Now I need to make this page searchable, i.e. render the page on the server.
I tried to load the page in phantomJS
but the it was slow and sometimes did not complete the whole page. So I'm wondering if there is an alternative.
Ideally I need a node.js
script to
- load a web page by URL
- run the page javascript and then
- serialize the DOM created by the javascript to HTML.
P.S. I can assume that the javascript is based on React.js
回答1:
Essentially you need to configure a node.js server that for every request can respond the react component rendering result as plain string. The key is React.renderToString.

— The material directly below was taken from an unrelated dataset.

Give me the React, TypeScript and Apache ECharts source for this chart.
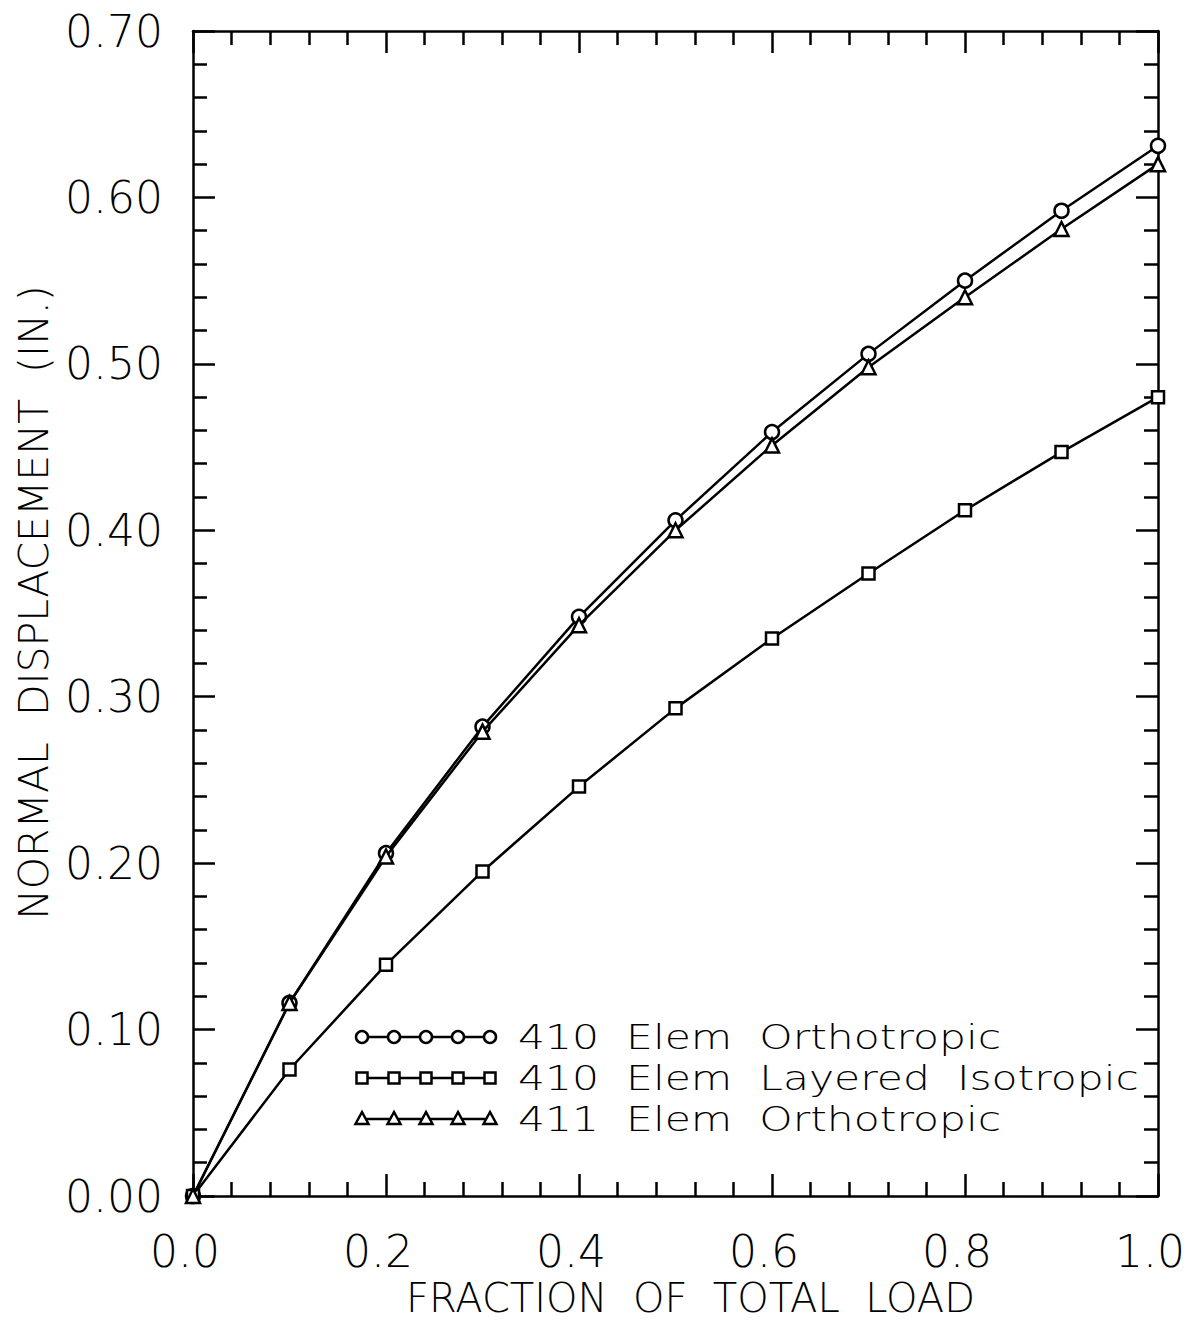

An example in combination with react-router:
import express from "express";
import React from "react";
import Router from "react-router";
const app = express();
// set up Jade
app.set('views', './views');
app.set('view engine', 'jade');
import routes from "../shared/routes";
app.get('/*', function (req, res) {
Router.run(routes, req.url, Handler => {
let content = React.renderToString(<Handler />);
res.render('index', { content: content });
});
});
var server = app.listen(3000, function () {
var host = server.address().address;
var port = server.address().port;
console.log('Example app listening at http://%s:%s', host, port);
});
React-router is helpful to load components based on url but it is not strictly necessary. Anyway if you are new to react ecosystem I suggest you to take a look at this starter kit for isomorphic react applications. As you should know what you are trying to do is called isomorphic Javascript.
回答2:
If you are going to hack things, why don't you do this:
- Use a light-weight node proxy module.
- Inject a small javascript file into the page that is served to the client. You can use harmon for that (https://github.com/No9/harmon).
- In that javascript file wait until the page is loaded, then post the rendered HTML back to your server.
- On the server, check if you already have that page. If you don't, then store it.
You can make a decision about when and how you serve the "frozen" versions of pages versus the dynamic ones.
Note that this makes your React pages static rather than dynamic - but they are searchable. Maybe you want a searchable archive alongside the dynamically rendered app-like pages. This would allow you to do this. It off-loads the rendering to clients.
There may be issues around logins and confidential information, if for example this were a GMail-type app.
But I didn't read anything in your question that suggests it.
回答3:
I think that PhantomJS and good caching are your best hope by far, outside of doing a proper server-renderable architecture (which would be the actual right thing to do). Trying to emulate a browser in node is a fool's errand. You will never complete it and will constantly be finding "oops I forgot about that one other thing" endlessly.
Many of your peers in industry are faced with this same problem. Don't cobble together some bespoke solution. Either make node rendering first-class by explicit ReactDOM.renderToString()
and factoring out the browser-side code (XHRs etc), or use a fully-capable headless browser like PhantomJS.